3M Privacy Filter for Widescreen Laptop. (photo: The 3M Company)
3M Privacy Filter for Widescreen Laptop.
13.06.2017, 13:05

3M Public Spaces Survey Results

Company News

3M, the science-based technology company, has announced the results of its Public Spaces Survey, underlining concerns and risks around mobile working and ‘visual hacking’: in other words, being able to view sensitive or confidential data on someone’s laptop, tablet or phone.


Almost nine out of 10 mobile workers (87 per cent) said they have caught someone looking at their laptops in public spaces and 76 per cent admitted to inadvertently seeing something they should not have on someone else’s screen.  However, more than half of all interviewees admitted that they did not take any steps to protect important information while working in public.

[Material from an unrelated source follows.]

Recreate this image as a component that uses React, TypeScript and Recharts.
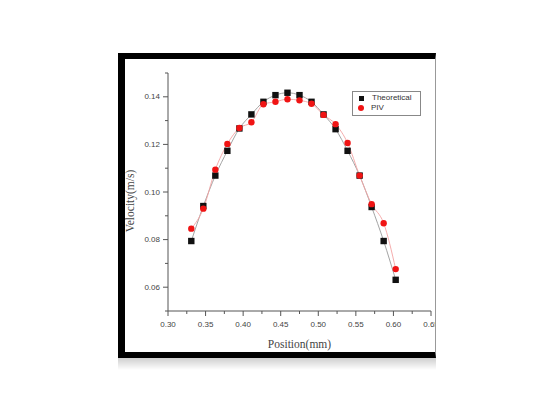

The survey was conducted on behalf of 3M by security industry expert firm The Ponemon Institute, which conducted a series of interviews with professionals working on their laptops in public spaces.  Says Peter Barker, EMEA Market Development Manager, 3M, “People know that visual hacking is a risk, yet many are still not taking preventative actions.  However, visual privacy is one of the easiest and most cost-effective areas of mobile security to implement, simply by installing privacy filters on all screens.”


To trial a 3M privacy filter, please request a sample via this website:


Survey findings – nine reasons to take visual privacy in public more seriously

  • 87 per cent of mobile workers said they had caught someone looking at their screens in public
  • 76 per cent had inadvertently seen something on someone else’s screen
  • 51 per cent of mobile workers said they took no steps to protect information while working in public spaces
  • 77 per cent of mobile workers said they were somewhat or very concerned about visual hacking
  • 80 per cent said privacy of personal information is important or very important
  • 43 per cent are worried visual hacking could lose them their jobs
  • 23 per cent are worried about identify theft resulting from visual hacking
  • 63 per cent have a gut feeling that visual hacking is a bigger issue than most of us realise
  • 71 per cent say that looking over their shoulders to check they are not being overlooked wastes time



The researcher questioned participants who were clearly working on their laptops in public spaces, such as a café or hotel lobby; they were also screened to ensure they were genuinely working and not just using their devices for leisure purposes.


Whenever feasible, the interviewer looked at qualitative cues to determine whether or not interviewees seemed concerned that their computer screens may be seen by others and what they appeared to be doing (or not doing) to protect data from prying eyes. These cues included interviewees looking as though they were trying to keep screens out of view of others; using a privacy filters; and appearing concerned about using their laptops in crowded venues.